Inline link HREF get confused with closing parenthesis in URL
A valid URL https://en.wikipedia.org/wiki/Selection_(genetic_algorithm)#Rank_selection with open and closing parenthesis gets cut off to https://en.wikipedia.org/wiki/Selection_(genetic_algorithm because the closing parenthesis is interpreted as the closing part of the inline URL format [alt text](url).
I think the culprit is the \) here: https://github.com/lepture/mistune/blob/main/src/mistune/helpers.py#L15
in the parse_link_href() function.
Here's a simple way to reproduce:
import re
PREVENT_BACKSLASH = r"(?<!\\)(?:\\\\)*"
LINK_HREF_INLINE_RE = re.compile(r"[ \t]*\n?[ \t]*([^ \t\n]*?)(?:[ \t\n]|(?:" + PREVENT_BACKSLASH + r"\)))")
src = "https://en.wikipedia.org/wiki/Selection_(genetic_algorithm)#Rank_selection)\nblah blah further text"

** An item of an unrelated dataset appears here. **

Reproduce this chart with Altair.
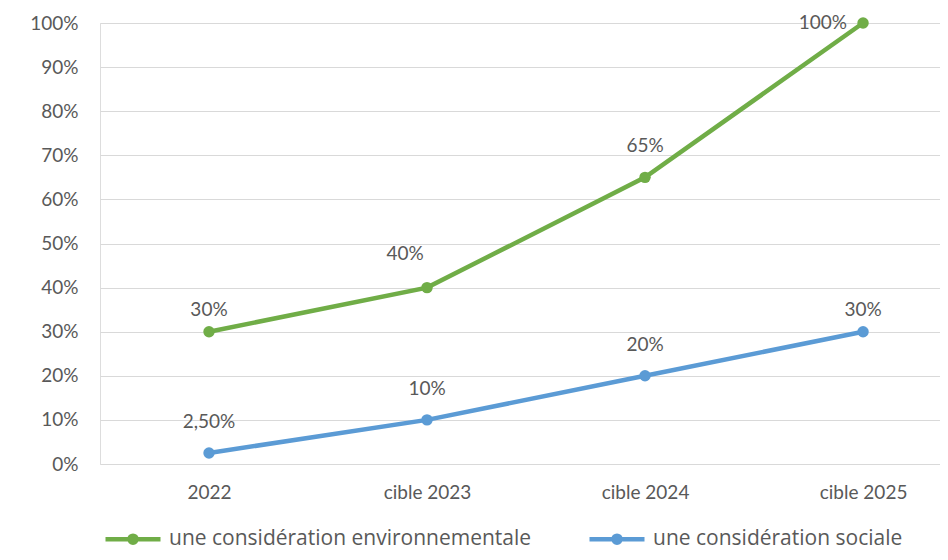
import altair as alt
import pandas as pd

categories = ["2022", "cible 2023", "cible 2024", "cible 2025"]
env_values = [0.30, 0.40, 0.65, 1.00]
soc_values = [0.025, 0.10, 0.20, 0.30]
env_labels = ["30%", "40%", "65%", "100%"]
soc_labels = ["2,50%", "10%", "20%", "30%"]
series_names = ["une considération environnementale", "une considération sociale"]
colors = ["#70AD47", "#5B9BD5"]

rows = []
for i, c in enumerate(categories):
    rows.append({"cat": c, "val": env_values[i], "lab": env_labels[i], "serie": series_names[0], "idx": i})
for i, c in enumerate(categories):
    rows.append({"cat": c, "val": soc_values[i], "lab": soc_labels[i], "serie": series_names[1], "idx": i})
df = pd.DataFrame(rows)

FONT = "Lato"
GREY = "#595959"
label_expr = "[" + ",".join(f"'{c}'" for c in categories) + "][datum.value]"

x = alt.X("idx:Q", scale=alt.Scale(domain=[-0.5, 3.353], nice=False, zero=False),
          axis=alt.Axis(title=None, values=[0, 1, 2, 3], labelExpr=label_expr, ticks=False,
                        domain=False, grid=False, labelFontSize=19, labelColor=GREY,
                        labelFont=FONT, labelPadding=19, labelFlush=False))
y = alt.Y("val:Q", scale=alt.Scale(domain=[0, 1]),
          axis=alt.Axis(title=None, format=".0%", values=[i / 10 for i in range(11)],
                        ticks=False, domain=False, gridColor="#D9D9D9", gridWidth=1.2,
                        labelFontSize=19, labelColor=GREY, labelFont=FONT, labelPadding=22))
color_scale = alt.Scale(domain=series_names, range=colors)
color = alt.Color("serie:N", scale=color_scale,
                  legend=alt.Legend(title=None, orient="none", direction="horizontal",
                                    legendX=3, legendY=486,
                                    symbolType="M-1,0L1,0M0.13,0A0.13,0.13,0,1,1,-0.13,0A0.13,0.13,0,1,1,0.13,0Z",
                                    symbolSize=3025, symbolStrokeWidth=4.5, symbolOpacity=1,
                                    labelFontSize=21, labelColor=GREY, labelFont="Open Sans",
                                    labelOffset=6, columnPadding=48, labelLimit=500))

base = alt.Chart(df)
line = base.mark_line(strokeWidth=4.5).encode(x=x, y=y, color=color)
pts = base.mark_circle(size=130, opacity=1).encode(
    x=x, y=y, color=alt.Color("serie:N", scale=color_scale, legend=None))

tstyle = dict(fontSize=19, color=GREY, font=FONT, baseline="middle")
is_env = f"datum.serie == '{series_names[0]}'"
t_high = base.mark_text(dy=-22, **tstyle).encode(x=x, y="val:Q", text="lab:N").transform_filter(
    f"({is_env} && datum.idx == 0) || (!({is_env}) && (datum.idx == 3))")
t_mid = base.mark_text(dy=-31, **tstyle).encode(x=x, y="val:Q", text="lab:N").transform_filter(
    f"({is_env} && datum.idx == 2) || (!({is_env}) && datum.idx <= 2)")
t_left = base.mark_text(dy=-34, dx=-22, **tstyle).encode(x=x, y="val:Q", text="lab:N").transform_filter(
    f"{is_env} && datum.idx == 1")
t_side = base.mark_text(dx=-16, align="right", **tstyle).encode(x=x, y="val:Q", text="lab:N").transform_filter(
    f"{is_env} && datum.idx == 3")

chart = alt.layer(line, pts, t_high, t_mid, t_left, t_side).properties(
    width=840, height=441,
    autosize=alt.AutoSizeParams(type="none"),
    padding={"left": 92, "top": 15, "right": 0, "bottom": 88},
).configure_view(stroke=None).configure(background="white")

chart.save("out.html", embed_options={"renderer": "svg", "actions": False})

m = LINK_HREF_INLINE_RE.match(src, 0)
end_pos = m.end()
href = m.group(1)
print(href)
My attempt to fix:
First, a very simplified version of the regex is: r"([^ \t\n]*?)\)"
- Making the main capture group not greedy fixes it:
r"([^ \t\n]*)\)" - Adding a balanced parenthesis matcher:
r"((?:[^ \t\n()]*?)(?:\([^ \t\n()]*\))*?(?:[^ \t\n()]*?))\)"
I think URLs allow any amount of parenthesis though, so they don't need to be balanced.
Just some portability info for reference. On Babelmark, most Markdown parsers get this right, but a sizeable minority doesn't:
https://babelmark.github.io/?text=%5BTest%5D(https%3A%2F%2Fen.wikipedia.org%2Fwiki%2FSelection_(genetic_algorithm)%23Rank_selection)
Conversely, %-escaping ( and ) in URLs works universally:
https://babelmark.github.io/?text=%5BTest%5D(https%3A%2F%2Fen.wikipedia.org%2Fwiki%2FSelection_%2528genetic_algorithm%2529%23Rank_selection)
To parse it correctly, we need to parse the link character by character. For now, mistune is using regex.